Roma - «Dopo di me, colpiscono anche i miei figli». In pubblico si guarda bene dal parlarne, non tanto perché davvero lo reputi opportuno quanto per evitare che possa scattare la ghigliottina del tribunale di sorveglianza che può sempre revocargli i servizi sociali. In privato, però, Silvio Berlusconi è tranchant: al punto dal parlare apertamente di «magistrati in campagna elettorale», contestando non solo le «incredibili richieste» a carico di Fedele Confalonieri e Pier Silvio Berlusconi (ieri, nell'ambito del processo Mediatrade, i pm di Milano hanno chiesto tre anni e quattro mesi per il primo e tre anni e due mesi per il secondo) ma pure la «tempistica». Secondo il leader di Forza Italia, dunque, non solo c'è stato un cambio di livello perché, è il senso del ragionamento, la procura di Milano «punta ora sulla mia famiglia» ma si è anche scientificamente deciso di far esplodere il caso a poco più di 48 ore dal voto.
L'ex premier, insomma, continua ad essere convinto che, ottenuta la sua condanna con tanto di affido ai servizi sociali, l'obiettivo siano ora le sue aziende e la sua famiglia. Altrimenti questa la riflessione fatta ieri in quel di Palazzo Grazioli non si spiegherebbe un pm che nella requisitoria ammette l'estraneità ai fatti di Confalonieri e Piersilvio Berlusconi per poi chiederne una condanna ad oltre tre anni di carcere. Non è un caso, dunque, che la responsabile comunicazione di Forza Italia Deborah Bergamini lo definisca «un modo diverso di fare politica» che «non prevede né interviste né comizi» ma «che è ormai altrettanto collaudato». «Come nei regimi asiatici attacca Augusto Minzolini vengono perseguitati anche figli e amici, la cui unica colpa è il rapporto filiale o amicale». Insomma, dice Giovanni Toti, «questa è una campagna elettorale falsata».
Nonostante questo, anche ieri Berlusconi ha continuato la sua maratona elettorale tra tv (in mattinata Omnibus, a sera Matrix e in mezzo le interviste a Tg4 e Tg1) e comizi. Ieri era a Roma al Palazzo dei Congressi dell'Eur ha parlato per quasi un'ora e mezza, oggi invece alle 19 è atteso all'Auditorium di via Corridoni a Milano per la chiusura della campagna elettorale.
Tutte occasioni per continuare con gli affondi a Beppe Grillo e, soprattutto, a Matteo Renzi. Il cambio di passo di ieri, infatti, sembra essere un Berlusconi che decide di spostare il mirino sul segretario del Pd e che vede il suo governo decisamente «a rischio» dopo il voto di domenica.
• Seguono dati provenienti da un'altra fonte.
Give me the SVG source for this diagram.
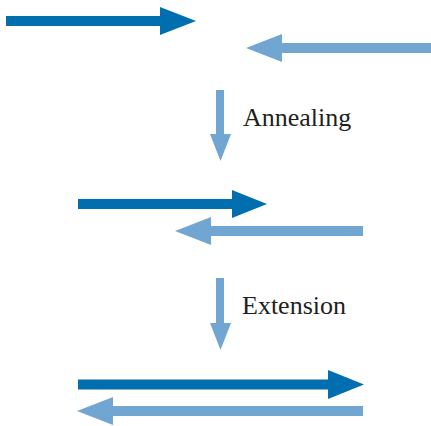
<svg xmlns="http://www.w3.org/2000/svg" width="431" height="426" viewBox="0 0 431 426">
<style>
.dark{fill:#006EAF}
.light{fill:#72A6D2}
.lbl{font-family:"Liberation Serif","Times New Roman",serif;font-size:26px;fill:#231F20}
</style>
<rect width="431" height="426" fill="#fff"/>
<g id="strands-separate">
<path class="dark" d="M6,16 H160 V7 L196,21 L160,35 V26 H6 Z"/>
<path class="light" d="M431,43 H282 V34 L246,48 L282,62 V53 H431 Z"/>
</g>
<g id="strands-annealed">
<path class="dark" d="M78,199 H232 V190 L267,204 L232,218 V209 H78 Z"/>
<path class="light" d="M363,226 H211 V217 L175,231 L211,245 V236 H363 Z"/>
</g>
<g id="strands-extended">
<path class="dark" d="M78,379.5 H328 V370 L364,384.5 L328,399 V389.5 H78 Z"/>
<path class="light" d="M363,406 H113 V397 L77,411 L113,425 V416 H363 Z"/>
</g>
<g id="connectors">
<path class="light" d="M216,90 H224 V134 H231 L220.5,161 L210,134 H216 Z"/>
<path class="light" d="M216,278 H224 V323 H231 L220.5,350 L210,323 H216 Z"/>
</g>
<g id="labels">
<text class="lbl" x="243" y="126">Annealing</text>
<text class="lbl" x="242" y="314">Extension</text>
</g>
</svg>
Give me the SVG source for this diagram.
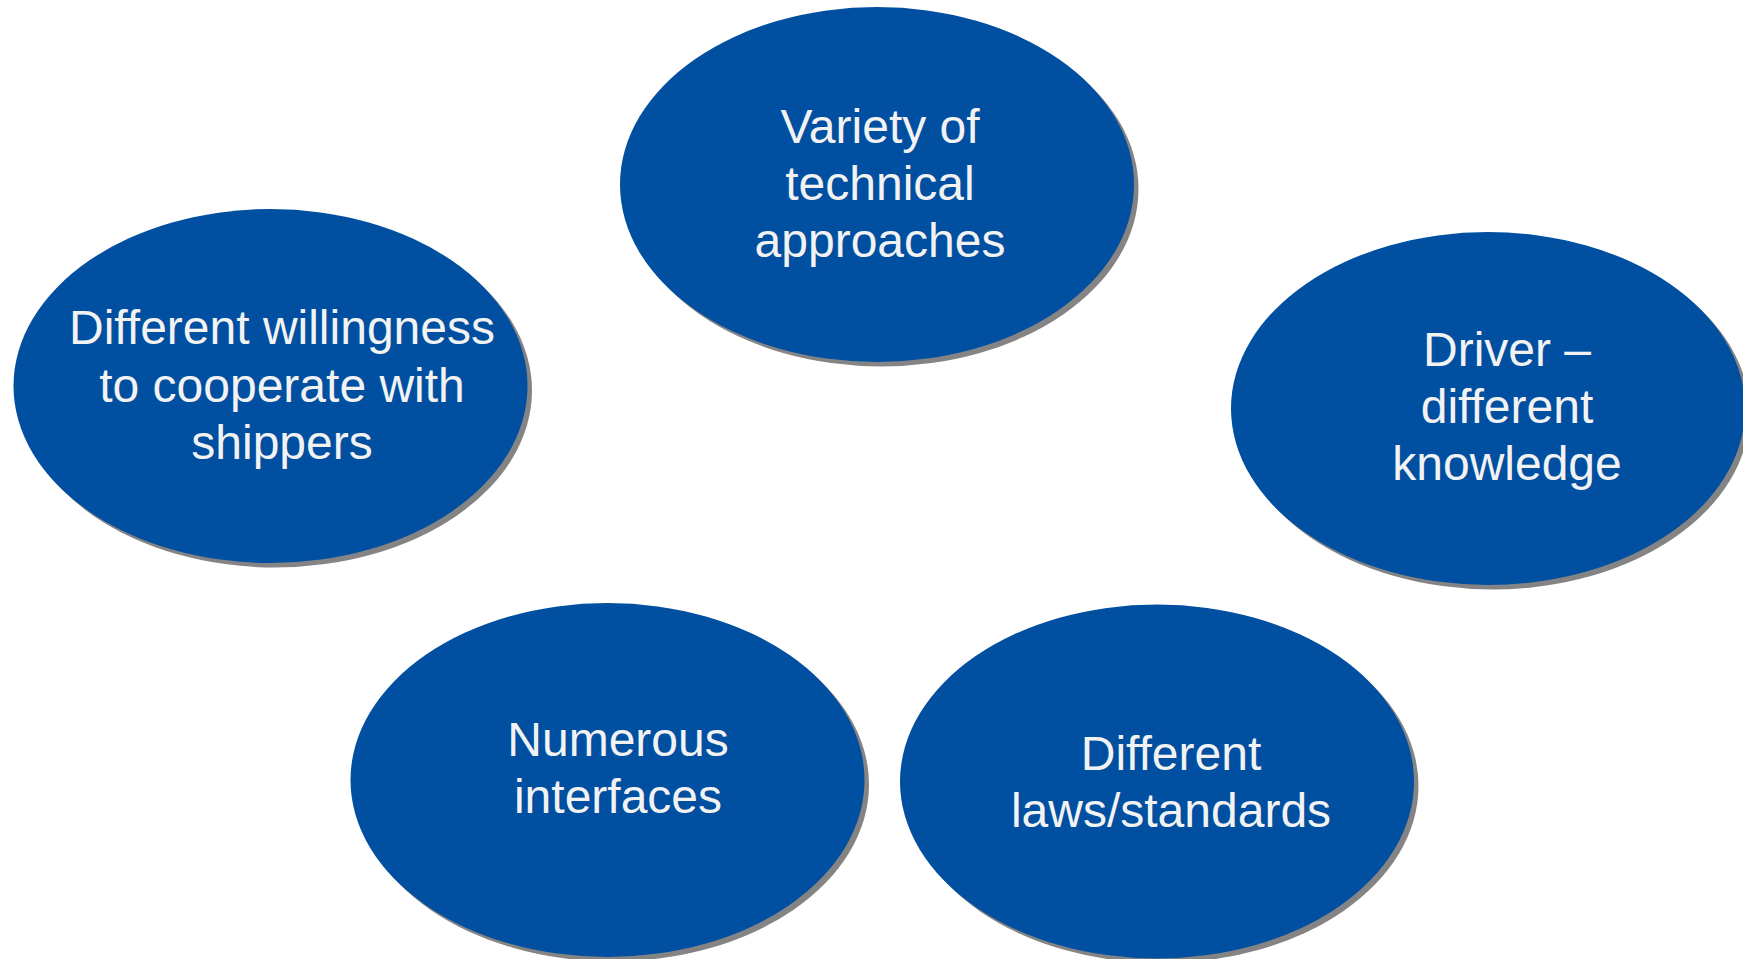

Un esecutivo, o definisce, di «dilettanti allo sbaraglio». E ancora: «Voglio dire chiaro che noi eravamo, siamo e saremo all'opposizione di un governo che ha il volto giovane di Renzi ma che fa solo cose di sinistra». In particolare «sulla politica economica», con «l'aumento delle tasse sulla casa e dell'imposta sui risparmi». Il voto di domenica, aggiunge, «è anche un referendum su quanto fatto da questo esecutivo». In chiave futura, visto che il leader di Forza Italia guarda già alle prossime politiche («che si terranno di qui ad un anno») al punto di elencare i provvedimenti che porterà nel primo Consiglio dei ministri (dall'abolizione dell'Imu alle pensioni minime a mille euro). Un Berlusconi, dunque, che seppure implicitamente non esclude affatto che il risultato delle elezioni europee possa pesare sulla sopravvivenza del governo. Con un ritorno alle urne magari già ad ottobre, al più tardi entro un anno.
Poi ce n'è anche per il leader del M5S che, «parla solo di distruzione». E per l'Europa, perché «la Bce deve iniziare a svalutare l'euro e riportarlo alla parità con il dollaro». Infine, la presa di distanza da Jean Claude Junker, candidato «tedesco» del Ppe alla presidenza della Commissione Ue. «Ho delle perplessità personali sull'uomo», spiega Berlusconi.